We Need to Talk About How Consulting Gets Paid

We Need to Talk About How Consulting Gets Paid

The hourly model has been challenged on and off for most of my career. I think agentic AI just pulled the plug, and most consulting firms, including plenty I respect, are not ready for what comes next.

Bloomberg's estimate stopped me: subscription pricing drops from 60% of software deals to 30% this decade, while outcome-based pricing climbs from 10% to 60%. Read that twice, because it's not a vendor pricing footnote. It's a consulting delivery story hiding inside a software pricing story. If a client's AI agent is resolving support tickets on its own, nobody is paying a human for the hours it took to babysit that queue anymore. They're paying for the outcome. And once a client gets used to paying for outcomes in one part of their business, they start asking why the rest of their vendor relationships don't work the same way. That includes us.

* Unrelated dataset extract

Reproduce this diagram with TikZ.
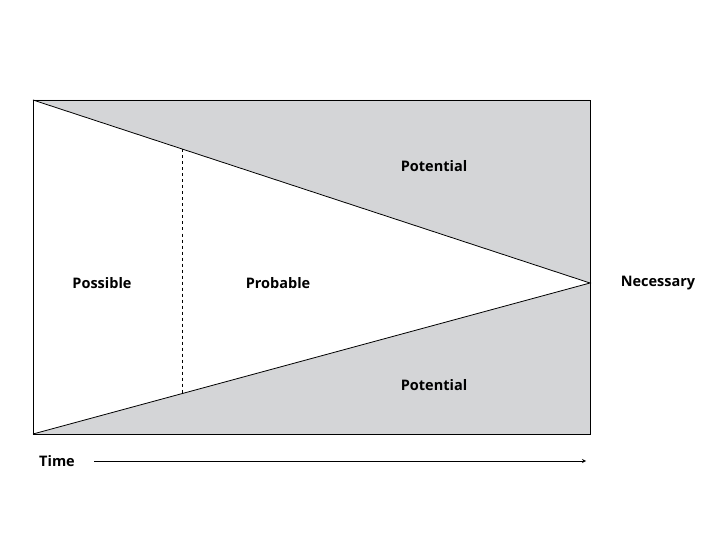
\documentclass[tikz,border=0pt]{standalone}
\usepackage{fontspec}
\setmainfont{Open Sans}
\definecolor{colorpot}{HTML}{D4D5D7}
\tikzset{
  label/.style={font=\bfseries\fontsize{14.5}{16}\selectfont},
}
\begin{document}
\begin{tikzpicture}[x=1pt,y=-1pt]
\useasboundingbox (0,0) rectangle (720,540);
  % Define corners
  \coordinate (TL) at (33,100);
  \coordinate (TR) at (590,100);
  \coordinate (BL) at (33,434);
  \coordinate (BR) at (590,434);
  \coordinate (N) at (590,283);
  \coordinate (DT) at (182,149.5);
  \coordinate (DB) at (182,393.5);
  % Shaded areas
  \fill[colorpot] (TL) -- (TR) -- (N) -- cycle;
  \fill[colorpot] (BL) -- (BR) -- (N) -- cycle;
  % Frame and lines
  \draw[line width=0.8pt] (TL) rectangle (BR);
  \draw[line width=0.8pt] (TL) -- (N) -- (BL);
  \draw[dashed, line width=0.8pt] (DT) -- (DB);
  % Labels
  \node[label] (possible) at (102,283) {Possible};
  \node[label] (probable) at (278,283) {Probable};
  \node[label] (pottop) at (434,166) {Potential};
  \node[label] (potbot) at (434,385) {Potential};
  \node[label] (necessary) at (658,283) {Necessary};
  \node[label] (time) at (57,461) {Time};
  \coordinate (tend) at (586,461);
  \draw[-stealth, line width=0.8pt] (time.east) ++(16,0) -- (tend);
\end{tikzpicture}
\end{document}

I've sat in enough scoping conversations to know how uncomfortable this shift is going to be. Hourly billing is safer for both sides. It's predictable. It's also the exact model a client questions the second they see an agent do in six minutes what used to take a team a week. If your pricing model can't explain that gap, the client will explain it for you, usually in a renewal conversation you didn't see coming. You had better be prepared.

The firms that figure out outcome-based delivery now, before a client forces the issue, are going to own the next decade of this work. The ones who wait until they're asked will spend that decade playing catch-up on a field their clients designed without them in the room.